▶ _Exercise brief_
Restate the data below word for word. Skip any images it contains.

▶ _Data provided_
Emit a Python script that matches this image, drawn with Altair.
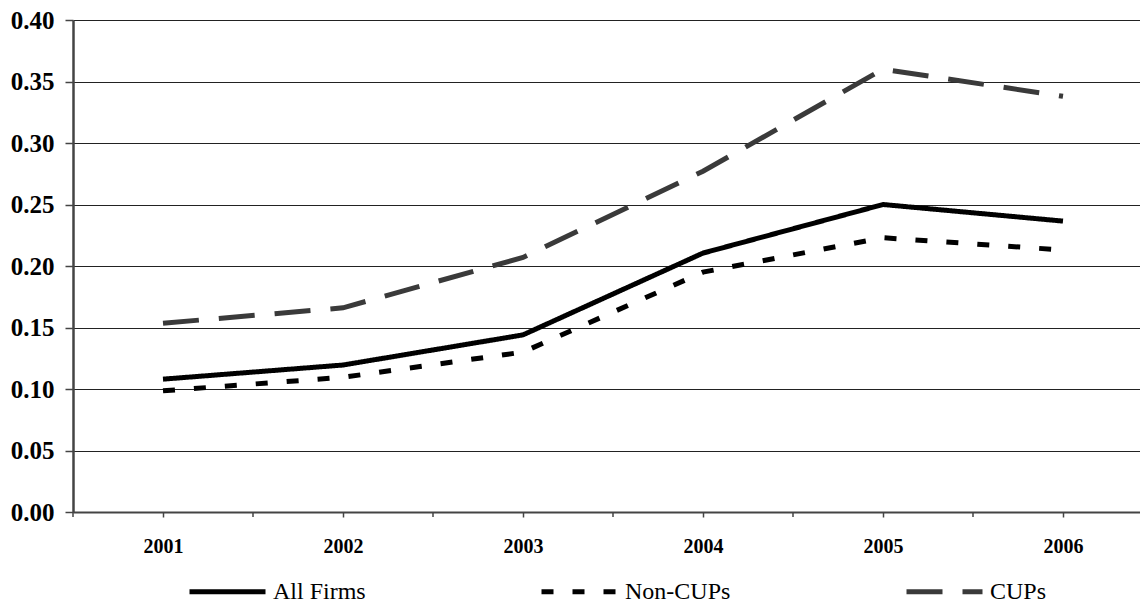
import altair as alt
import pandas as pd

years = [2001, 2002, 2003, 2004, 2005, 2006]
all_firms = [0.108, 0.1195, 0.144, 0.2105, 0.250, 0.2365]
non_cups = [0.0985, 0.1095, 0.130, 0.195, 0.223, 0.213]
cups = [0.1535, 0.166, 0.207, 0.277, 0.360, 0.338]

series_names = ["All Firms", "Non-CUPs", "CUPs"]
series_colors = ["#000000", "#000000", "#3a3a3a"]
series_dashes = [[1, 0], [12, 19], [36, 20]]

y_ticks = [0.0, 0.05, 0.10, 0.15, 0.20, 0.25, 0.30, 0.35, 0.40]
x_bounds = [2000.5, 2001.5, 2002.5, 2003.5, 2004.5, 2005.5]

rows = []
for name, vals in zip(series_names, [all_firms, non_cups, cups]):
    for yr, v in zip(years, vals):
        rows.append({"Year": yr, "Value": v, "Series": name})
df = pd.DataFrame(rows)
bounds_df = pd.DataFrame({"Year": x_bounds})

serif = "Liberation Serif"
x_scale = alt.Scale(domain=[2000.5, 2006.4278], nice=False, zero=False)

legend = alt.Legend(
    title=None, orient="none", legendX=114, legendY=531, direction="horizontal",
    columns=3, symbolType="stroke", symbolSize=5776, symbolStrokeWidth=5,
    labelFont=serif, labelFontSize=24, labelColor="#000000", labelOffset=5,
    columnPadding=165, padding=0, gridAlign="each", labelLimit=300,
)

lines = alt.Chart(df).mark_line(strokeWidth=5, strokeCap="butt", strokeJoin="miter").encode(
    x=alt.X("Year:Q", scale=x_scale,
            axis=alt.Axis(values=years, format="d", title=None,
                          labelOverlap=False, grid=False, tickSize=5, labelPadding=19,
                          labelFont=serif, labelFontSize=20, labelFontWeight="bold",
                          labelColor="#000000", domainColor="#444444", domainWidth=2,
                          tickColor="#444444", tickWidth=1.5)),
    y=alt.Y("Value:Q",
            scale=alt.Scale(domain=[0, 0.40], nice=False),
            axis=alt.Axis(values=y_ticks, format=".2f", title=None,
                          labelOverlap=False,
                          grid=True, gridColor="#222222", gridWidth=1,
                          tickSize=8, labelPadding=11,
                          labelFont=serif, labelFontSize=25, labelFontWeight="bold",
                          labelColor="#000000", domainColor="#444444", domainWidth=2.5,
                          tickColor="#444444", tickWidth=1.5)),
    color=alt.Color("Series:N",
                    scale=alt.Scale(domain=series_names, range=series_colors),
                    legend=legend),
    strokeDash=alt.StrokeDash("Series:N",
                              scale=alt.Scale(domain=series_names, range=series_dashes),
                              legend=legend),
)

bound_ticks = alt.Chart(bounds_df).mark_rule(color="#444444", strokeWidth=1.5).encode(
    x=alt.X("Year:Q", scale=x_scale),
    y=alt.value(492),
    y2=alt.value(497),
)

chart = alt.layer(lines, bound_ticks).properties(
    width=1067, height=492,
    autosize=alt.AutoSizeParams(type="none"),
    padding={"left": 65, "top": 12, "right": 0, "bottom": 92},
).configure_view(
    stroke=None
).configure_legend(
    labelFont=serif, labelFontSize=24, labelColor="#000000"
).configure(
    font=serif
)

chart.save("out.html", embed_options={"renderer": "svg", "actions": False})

▶ _Output below_
Emit a Python script that matches this image, drawn with Altair.
import altair as alt
import pandas as pd

years = [2001, 2002, 2003, 2004, 2005, 2006]
all_firms = [0.108, 0.1195, 0.144, 0.2105, 0.250, 0.2365]
non_cups = [0.0985, 0.1095, 0.130, 0.195, 0.223, 0.213]
cups = [0.1535, 0.166, 0.207, 0.277, 0.360, 0.338]

series_names = ["All Firms", "Non-CUPs", "CUPs"]
series_colors = ["#000000", "#000000", "#3a3a3a"]
series_dashes = [[1, 0], [12, 19], [36, 20]]

y_ticks = [0.0, 0.05, 0.10, 0.15, 0.20, 0.25, 0.30, 0.35, 0.40]
x_bounds = [2000.5, 2001.5, 2002.5, 2003.5, 2004.5, 2005.5]

rows = []
for name, vals in zip(series_names, [all_firms, non_cups, cups]):
    for yr, v in zip(years, vals):
        rows.append({"Year": yr, "Value": v, "Series": name})
df = pd.DataFrame(rows)
bounds_df = pd.DataFrame({"Year": x_bounds})

serif = "Liberation Serif"
x_scale = alt.Scale(domain=[2000.5, 2006.4278], nice=False, zero=False)

legend = alt.Legend(
    title=None, orient="none", legendX=114, legendY=531, direction="horizontal",
    columns=3, symbolType="stroke", symbolSize=5776, symbolStrokeWidth=5,
    labelFont=serif, labelFontSize=24, labelColor="#000000", labelOffset=5,
    columnPadding=165, padding=0, gridAlign="each", labelLimit=300,
)

lines = alt.Chart(df).mark_line(strokeWidth=5, strokeCap="butt", strokeJoin="miter").encode(
    x=alt.X("Year:Q", scale=x_scale,
            axis=alt.Axis(values=years, format="d", title=None,
                          labelOverlap=False, grid=False, tickSize=5, labelPadding=19,
                          labelFont=serif, labelFontSize=20, labelFontWeight="bold",
                          labelColor="#000000", domainColor="#444444", domainWidth=2,
                          tickColor="#444444", tickWidth=1.5)),
    y=alt.Y("Value:Q",
            scale=alt.Scale(domain=[0, 0.40], nice=False),
            axis=alt.Axis(values=y_ticks, format=".2f", title=None,
                          labelOverlap=False,
                          grid=True, gridColor="#222222", gridWidth=1,
                          tickSize=8, labelPadding=11,
                          labelFont=serif, labelFontSize=25, labelFontWeight="bold",
                          labelColor="#000000", domainColor="#444444", domainWidth=2.5,
                          tickColor="#444444", tickWidth=1.5)),
    color=alt.Color("Series:N",
                    scale=alt.Scale(domain=series_names, range=series_colors),
                    legend=legend),
    strokeDash=alt.StrokeDash("Series:N",
                              scale=alt.Scale(domain=series_names, range=series_dashes),
                              legend=legend),
)

bound_ticks = alt.Chart(bounds_df).mark_rule(color="#444444", strokeWidth=1.5).encode(
    x=alt.X("Year:Q", scale=x_scale),
    y=alt.value(492),
    y2=alt.value(497),
)

chart = alt.layer(lines, bound_ticks).properties(
    width=1067, height=492,
    autosize=alt.AutoSizeParams(type="none"),
    padding={"left": 65, "top": 12, "right": 0, "bottom": 92},
).configure_view(
    stroke=None
).configure_legend(
    labelFont=serif, labelFontSize=24, labelColor="#000000"
).configure(
    font=serif
)

chart.save("out.html", embed_options={"renderer": "svg", "actions": False})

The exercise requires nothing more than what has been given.